Jun 08, 2018 (China Knowledge) - China maintained its solid export growth with a 12.6% increase in May, slightly lower than 12.7% growth in April, the Customs Administration said today. Exports to all major markets remain strong. China’s shipments to the United States rose 11.6% from a year earlier, compared with 9.7% rise in April. Exports to the EU and Japan climbed 8.5% and 10.2% respectively. Export figures to ASEAN was the highest among the pack, with Chinese shipments to those countries rising 17.6%
Imports grew 26% in May, up from 21.5% in April and higher than the forecasted figure of 18.8%. Strong growth in imports were party attributed to greater purchases of commodities. China's soybean imports soared by 40.6% month-on-month in May to the highest in nearly a year. China imported 9.7 million tons of soybeans in May, the highest level since July 2017, although it was a slight increase of 1.15% year-on-year. From January to May, soybean imports fell 2.6% year-on-year to 36.17 million tons. As for imports of other major commodities, imports of corn and other agricultural products continued to grow at a high rate, while imports of crude oil and other energy products slowed down as a whole.
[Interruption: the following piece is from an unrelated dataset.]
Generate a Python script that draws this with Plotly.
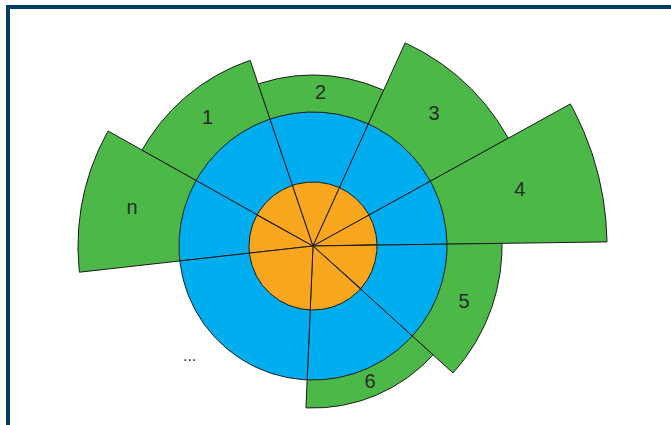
import numpy as np
import plotly.graph_objects as go

# sectors, counter-clockwise angles in degrees (0 = east)
labels = ["n", "1", "2", "3", "4", "5", "6", "..."]
start_deg = [150.7, 108.7, 65.6, 28.9, 0.8, -42.2, -92.5, 186.4]
end_deg = [186.4, 150.7, 108.7, 65.6, 28.9, 0.8, -42.2, 267.5]
outer_r = [235, 196, 171, 223, 294, 189, 162, None]  # None = no green part
core_r = 64
ring_r = 134
gap_label_r = 166
gap_label_deg = 222

GREEN = "#4cb848"
BLUE = "#00aeef"
ORANGE = "#f7a61e"
NAVY = "#003d5e"


def wedge(a0, a1, r):
    t = np.radians(np.linspace(a0, a1, 80))
    x = np.concatenate([[0], r * np.cos(t), [0]])
    y = np.concatenate([[0], r * np.sin(t), [0]])
    return x, y


fig = go.Figure()

for radius, colour, layer in [(None, GREEN, "outer"), (ring_r, BLUE, "ring"), (core_r, ORANGE, "core")]:
    for lab, a0, a1, ro in zip(labels, start_deg, end_deg, outer_r):
        r = ro if layer == "outer" else radius
        if r is None:
            continue
        x, y = wedge(a0, a1, r)
        fig.add_trace(go.Scatter(
            x=x, y=y, mode="lines", fill="toself", fillcolor=colour,
            line=dict(color="#1a1a1a", width=1), hoverinfo="skip"))

# labels in the middle of the green band
lx, ly = [], []
for a0, a1, ro in zip(start_deg, end_deg, outer_r):
    if ro is None:
        mid, rr = np.radians(gap_label_deg), gap_label_r
    else:
        mid, rr = np.radians((a0 + a1) / 2), (ring_r + ro) / 2
    lx.append(rr * np.cos(mid))
    ly.append(rr * np.sin(mid))

fig.add_trace(go.Scatter(
    x=lx[:-1], y=ly[:-1], mode="text", text=labels[:-1],
    textfont=dict(family="Liberation Sans Narrow, Arial Narrow, sans-serif", size=20, color="#2a2a2a"),
    hoverinfo="skip"))
fig.add_trace(go.Scatter(
    x=lx[-1:], y=ly[-1:], mode="text", text=labels[-1:],
    textfont=dict(family="DejaVu Sans, sans-serif", size=14, color="#222222"),
    hoverinfo="skip"))

fig.update_layout(
    width=671, height=425,
    margin=dict(l=0, r=0, t=0, b=0),
    paper_bgcolor="white", plot_bgcolor="white",
    showlegend=False,
    xaxis=dict(range=[-313, 358], visible=False, fixedrange=True),
    yaxis=dict(range=[-179, 246], visible=False, fixedrange=True),
    shapes=[dict(type="rect", xref="paper", yref="paper",
                 x0=8 / 671, x1=1.05, y0=-0.05, y1=1 - 7 / 425,
                 line=dict(color=NAVY, width=4))],
)

fig.write_html("out.html", config={"displayModeBar": False},
               post_script="document.body.style.margin='0';")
From January to May, crude oil imports reached 190 million tons, an increase of 8% year-on-year. In May, crude oil imports reached 38.57 million tons. Last year China surpassed the United States, the former largest crude importer, in annual gross crude oil imports, importing 8.4 million barrels per day (b/d), compared with 7.9 million b/d for the United States. From January to May, the import of refined oil was 14.27 million tons, a year-on-year increase of 12.4%.
The world’s second largest economy total trade surplus with the world shrank to USD 24.92 billion last month. The total trade surplus was forecasted to increase to USD 33.8 billion from USD 28.38 billion in April. The continued growth in imports outpacing exports, if sustained, will lead to a further narrowing in the trade surplus. China’s ongoing trade negotiations with the United States to reduce its USD375 billion trade surplus last year will potentially narrow the trade gap further if China agrees to purchase more oil and agriculture products like US soybean.